I fatti di questi mesi hanno dimostrato, tuttavia, che l’attuale coalizione di governo non solo non intende aggredire seriamente tali limiti strutturali, ma, in pochi mesi, ha buttato all’aria anche il lavoro compiuto sotto la tutela della trojka, che aveva aperto persino prospettive di crescita più lusinghiere di quelle italiane. In pochi mesi in Grecia hanno gettato nell’immondizia 3 punti di Pil. Hanno riassunto le bidelle, le inservienti dei ministeri, i giornalisti della tv di Stato. Hanno rinnovato un generoso contratto dei dipendenti dell’ente nazionale dell’elettricità. Nello stesso tempo hanno costretto le famiglie a vivere con 60 euro al giorno (da lunedì non ci saranno più neppure quelli) e i pensionati ad accontentarsi di 120 euro. Per orientarsi nel voto di oggi basterebbe che i greci si ponessero una semplice domanda: si viveva meglio sotto il tallone della trojka o adesso, con le promesse non mantenute di Tsipras ?

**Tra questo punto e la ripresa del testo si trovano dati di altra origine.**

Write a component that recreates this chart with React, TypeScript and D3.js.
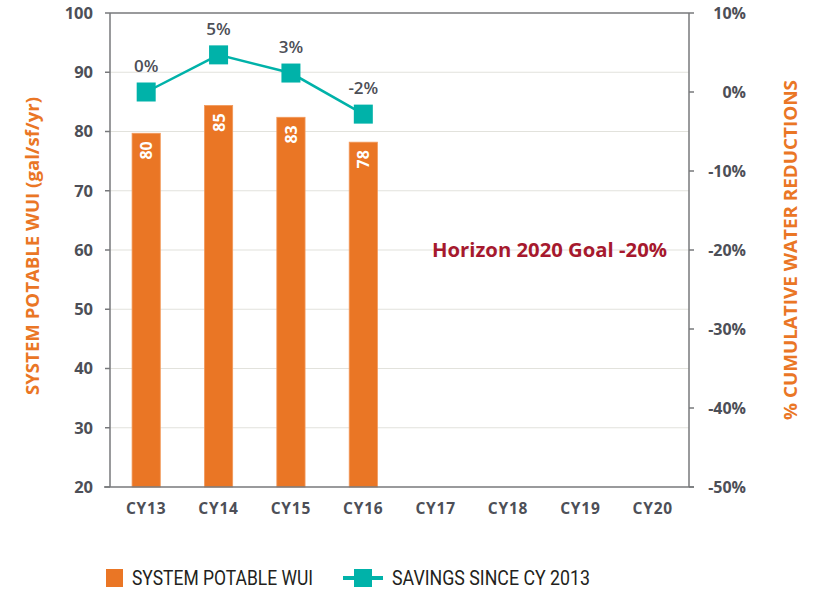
import React, { useRef, useEffect } from "react";
import * as d3 from "d3";

const years = ["CY13", "CY14", "CY15", "CY16", "CY17", "CY18", "CY19", "CY20"];
const wuiYears = ["CY13", "CY14", "CY15", "CY16"];
const wuiValues = [79.7, 84.4, 82.4, 78.2];
const wuiLabels = ["80", "85", "83", "78"];
const savingsValues = [0, 4.7, 2.4, -2.8];
const savingsLabels = ["0%", "5%", "3%", "-2%"];
const leftTicks = [20, 30, 40, 50, 60, 70, 80, 90, 100];
const rightTicks = [10, 0, -10, -20, -30, -40, -50];

const ORANGE = "#ea7625";
const TEAL = "#00b2a9";
const GREY = "#4d4f57";
const AXIS = "#77787b";
const FONT = "'Open Sans', Lato, sans-serif";
const LEGEND_FONT = "'Liberation Sans Narrow', Roboto, sans-serif";

const App: React.FC = () => {
  const ref = useRef<SVGSVGElement | null>(null);

  useEffect(() => {
    if (!ref.current) return;
    const svg = d3.select(ref.current);
    svg.selectAll("*").remove();

    const left = 110;
    const right = 689;
    const top = 13;
    const bottom = 487;

    const x = d3.scaleBand().domain(years).range([left, right]).paddingInner(0.61).paddingOuter(0.305);
    const yL = d3.scaleLinear().domain([20, 100]).range([bottom, top]);
    const yR = d3.scaleLinear().domain([-50, 10]).range([bottom, top]);
    const cx = (c: string) => x(c)! + x.bandwidth() / 2;

    // grid
    svg
      .append("g")
      .selectAll("line")
      .data(leftTicks.slice(1, -1))
      .enter()
      .append("line")
      .attr("x1", left)
      .attr("x2", right)
      .attr("y1", (d) => yL(d))
      .attr("y2", (d) => yL(d))
      .attr("stroke", "#e2e2dc")
      .attr("stroke-width", 1.2);

    // bars
    svg
      .append("g")
      .selectAll("rect")
      .data(wuiValues)
      .enter()
      .append("rect")
      .attr("x", (_, i) => x(wuiYears[i])!)
      .attr("width", x.bandwidth())
      .attr("y", (d) => yL(d))
      .attr("height", (d) => bottom - yL(d))
      .attr("fill", ORANGE)
      .attr("stroke", "#f29a5c")
      .attr("stroke-width", 0.8);

    svg
      .append("g")
      .selectAll("text")
      .data(wuiValues)
      .enter()
      .append("text")
      .attr("transform", (d, i) => `translate(${cx(wuiYears[i]) + 6},${yL(d) + 8}) rotate(-90)`)
      .attr("text-anchor", "end")
      .attr("fill", "#fff")
      .attr("font-family", FONT)
      .attr("font-weight", 700)
      .attr("font-size", 16)
      .text((_, i) => wuiLabels[i]);

    // frame
    const frame = svg.append("g").attr("stroke", AXIS).attr("stroke-width", 1.5).attr("fill", "none");
    frame.append("line").attr("x1", left).attr("x2", right).attr("y1", top).attr("y2", top);
    frame.append("line").attr("x1", left - 6).attr("x2", right + 5).attr("y1", bottom).attr("y2", bottom);
    frame.append("line").attr("x1", left).attr("x2", left).attr("y1", top).attr("y2", bottom);
    frame.append("line").attr("x1", right).attr("x2", right).attr("y1", top).attr("y2", bottom);

    // left axis
    const gL = svg.append("g");
    gL.selectAll("line")
      .data(leftTicks)
      .enter()
      .append("line")
      .attr("x1", left - 5)
      .attr("x2", left)
      .attr("y1", (d) => yL(d))
      .attr("y2", (d) => yL(d))
      .attr("stroke", AXIS)
      .attr("stroke-width", 1.5);
    gL.selectAll("text")
      .data(leftTicks)
      .enter()
      .append("text")
      .attr("x", 93)
      .attr("y", (d) => yL(d))
      .attr("dy", "0.35em")
      .attr("text-anchor", "end")
      .attr("fill", GREY)
      .attr("font-family", FONT)
      .attr("font-weight", 700)
      .attr("font-size", 16.5)
      .text((d) => d);

    // right axis
    const gR = svg.append("g");
    gR.selectAll("line")
      .data(rightTicks)
      .enter()
      .append("line")
      .attr("x1", right)
      .attr("x2", right + 5)
      .attr("y1", (d) => yR(d))
      .attr("y2", (d) => yR(d))
      .attr("stroke", AXIS)
      .attr("stroke-width", 1.5);
    gR.selectAll("text")
      .data(rightTicks)
      .enter()
      .append("text")
      .attr("x", 746)
      .attr("y", (d) => yR(d))
      .attr("dy", "0.35em")
      .attr("text-anchor", "end")
      .attr("fill", GREY)
      .attr("font-family", FONT)
      .attr("font-weight", 700)
      .attr("font-size", 16)
      .text((d) => `${d}%`);

    // x axis labels
    svg
      .append("g")
      .selectAll("text")
      .data(years)
      .enter()
      .append("text")
      .attr("x", (d) => cx(d))
      .attr("y", 514)
      .attr("text-anchor", "middle")
      .attr("fill", GREY)
      .attr("font-family", FONT)
      .attr("font-weight", 700)
      .attr("font-size", 15.5)
      .attr("letter-spacing", 0.8)
      .text((d) => d);

    // savings line
    const line = d3
      .line<number>()
      .x((_, i) => cx(wuiYears[i]))
      .y((d) => yR(d));
    svg
      .append("path")
      .datum(savingsValues)
      .attr("d", line)
      .attr("fill", "none")
      .attr("stroke", TEAL)
      .attr("stroke-width", 2.5);
    svg
      .append("g")
      .selectAll("rect")
      .data(savingsValues)
      .enter()
      .append("rect")
      .attr("x", (_, i) => cx(wuiYears[i]) - 9.5)
      .attr("y", (d) => yR(d) - 9.5)
      .attr("width", 19)
      .attr("height", 19)
      .attr("fill", TEAL);
    svg
      .append("g")
      .selectAll("text")
      .data(savingsValues)
      .enter()
      .append("text")
      .attr("x", (_, i) => cx(wuiYears[i]))
      .attr("y", (d) => yR(d) - 20)
      .attr("text-anchor", "middle")
      .attr("fill", GREY)
      .attr("font-family", FONT)
      .attr("font-weight", 600)
      .attr("font-size", 17)
      .text((_, i) => savingsLabels[i]);

    // goal annotation
    svg
      .append("text")
      .attr("x", 667)
      .attr("y", yR(-20))
      .attr("dy", "0.35em")
      .attr("text-anchor", "end")
      .attr("fill", "#a6192e")
      .attr("font-family", FONT)
      .attr("font-weight", 700)
      .attr("font-size", 19)
      .attr("textLength", 235)
      .attr("lengthAdjust", "spacingAndGlyphs")
      .text("Horizon 2020 Goal -20%");

    // axis titles
    svg
      .append("text")
      .attr("transform", `translate(39,${246}) rotate(-90)`)
      .attr("text-anchor", "middle")
      .attr("fill", ORANGE)
      .attr("font-family", FONT)
      .attr("font-weight", 700)
      .attr("font-size", 17)
      .attr("textLength", 298)
      .attr("lengthAdjust", "spacingAndGlyphs")
      .text("SYSTEM POTABLE WUI (gal/sf/yr)");
    svg
      .append("text")
      .attr("transform", `translate(797,${250}) rotate(-90)`)
      .attr("text-anchor", "middle")
      .attr("fill", ORANGE)
      .attr("font-family", FONT)
      .attr("font-weight", 700)
      .attr("font-size", 17)
      .attr("textLength", 340)
      .attr("lengthAdjust", "spacingAndGlyphs")
      .text("% CUMULATIVE WATER REDUCTIONS");

    // legend
    const lg = svg.append("g");
    lg.append("rect").attr("x", 106).attr("y", 569).attr("width", 17).attr("height", 18).attr("fill", ORANGE);
    lg.append("text")
      .attr("x", 132)
      .attr("y", 585)
      .attr("fill", "#231f20")
      .attr("font-family", LEGEND_FONT)
      .attr("font-size", 19.5)
      .attr("textLength", 181)
      .attr("lengthAdjust", "spacingAndGlyphs")
      .text("SYSTEM POTABLE WUI");
    lg.append("line")
      .attr("x1", 343)
      .attr("x2", 383)
      .attr("y1", 578)
      .attr("y2", 578)
      .attr("stroke", TEAL)
      .attr("stroke-width", 4);
    lg.append("rect").attr("x", 354).attr("y", 569).attr("width", 18).attr("height", 18).attr("fill", TEAL);
    lg.append("text")
      .attr("x", 392)
      .attr("y", 585)
      .attr("fill", "#231f20")
      .attr("font-family", LEGEND_FONT)
      .attr("font-size", 19.5)
      .attr("textLength", 198)
      .attr("lengthAdjust", "spacingAndGlyphs")
      .text("SAVINGS SINCE CY 2013");
  }, []);

  return (
    <svg
      ref={ref}
      width={820}
      height={593}
      style={{ display: "block", position: "absolute", left: 0, top: 0, background: "#fff" }}
    />
  );
};

export default App;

Questi argomenti sarebbero sufficienti a giustificare una vittoria dei sì. Chi scrive, tuttavia, si augura che questo risultato sia l’inizio della fine di Tsipras e del suo Governo. E serva da dura lezione per tutti quei movimenti e partiti che ipotizzano, nell’Eurozona, una linea strategica alternativa a quella condotta fino ad oggi con la leadership tedesca. Cedere alle pretese della band of brothers di Atene significherebbe mettersi nelle mani dell’ultimo dei ‘’Masaniello’’ che pullulano nel Vecchio Continente. La fine dell’euro e dell’Unione non sarebbe provocata da un’auspicabile Grexit, ma passerebbe da una nuova Monaco della resa, della rinuncia e del disonore. Oggi, la vera discriminante è l’idea dell’Europa, a cui si oppone la retorica della sovranità nazionale. ‘’Il patriottismo – ha scritto Samuel Johnson - è l’ultimo rifugio delle canaglie’’. Di destra e di sinistra, aggiungiamo noi.